Every day is a gift I get to unwrap. My days are no longer spent in false pickled mania or sour aching recovery. They are mine to build and enjoy, challenges and all.
I struggle now with the word Sober as a descriptor of my current state of being. It seems far too beige, too muted, too quiet, too obedient. If Sober had a face, it would be that of a stoic older male, lips pursed and eyebrows slightly raised at too much tomfoolery. I just can’t wear that term around as a label. I’m not just Sober: I’m intoxicated by the summer breeze or a trickling stream or a group meditation or a live concert. I’m not just Sober: I’m giggling in downward dog because I had an epiphany that made my earlier mom-nagging seem so trivial and silly. I’m not just Sober: I’m wearing a bright green Miss Frizzle dinosaur dress and a feather ear cuff and I’m dancing on top of a granite boulder to a song playing in my own head.
Everything is so much BIGGER now that I’m not constantly numb. Everything is so much LESS BEIGE AND MUTED AND OBEDIENT. I have so much more SPARKLE in my life than before I made that decision to quit drinking. Sometimes there are aches and pains and bad feelings, but at least they have a name or a source, not just some amorphous cloud of sad or fear or shame that I had to drink away.
I needed to call myself something different than Sober. It just didn’t fit. So I looked up the antonyms to sober in the online Merriam-Webster dictionary. I scrolled through the adjectives: asinine, ridiculous, flippant, tawdry, over-done… no, no, no, no, nope.
And then there it was, the term that describes my life now: Razzle-Dazzle (adj) Definition – a state of confusion and hilarity.

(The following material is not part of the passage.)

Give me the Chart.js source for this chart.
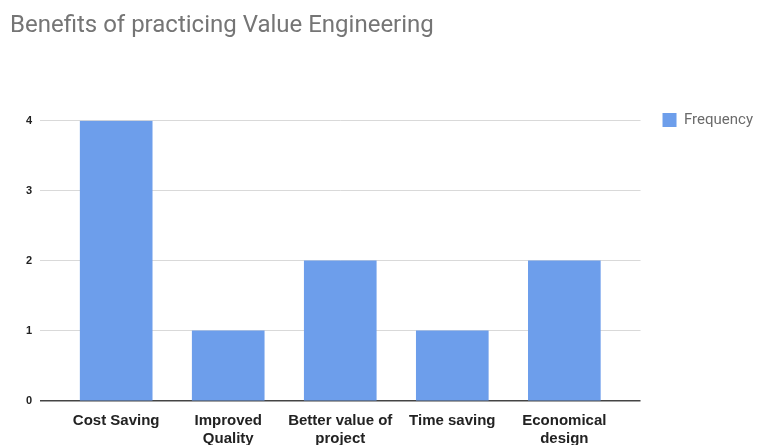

Yep, that about sums it up. As a wife and a mom of 2 kids, I’m trying to heal myself and fuel my inner joy while heating up mac and cheese and wiping butts. I’m trying to connect with the souls of the world and also remember dentist appointments and make valentine boxes that look like ponies. I am the opener of juice boxes and the soother of bad days and the cleaner of litter boxes, while hoping to find time to keep my own chakras in line and fan the ember of my personal power. My days are almost always heavy with confusion, but when I can breathe deeply enough to stay in the present, they are also lifted with hilarity.
1000 days of Waking Up Razzle-Dazzle. And counting.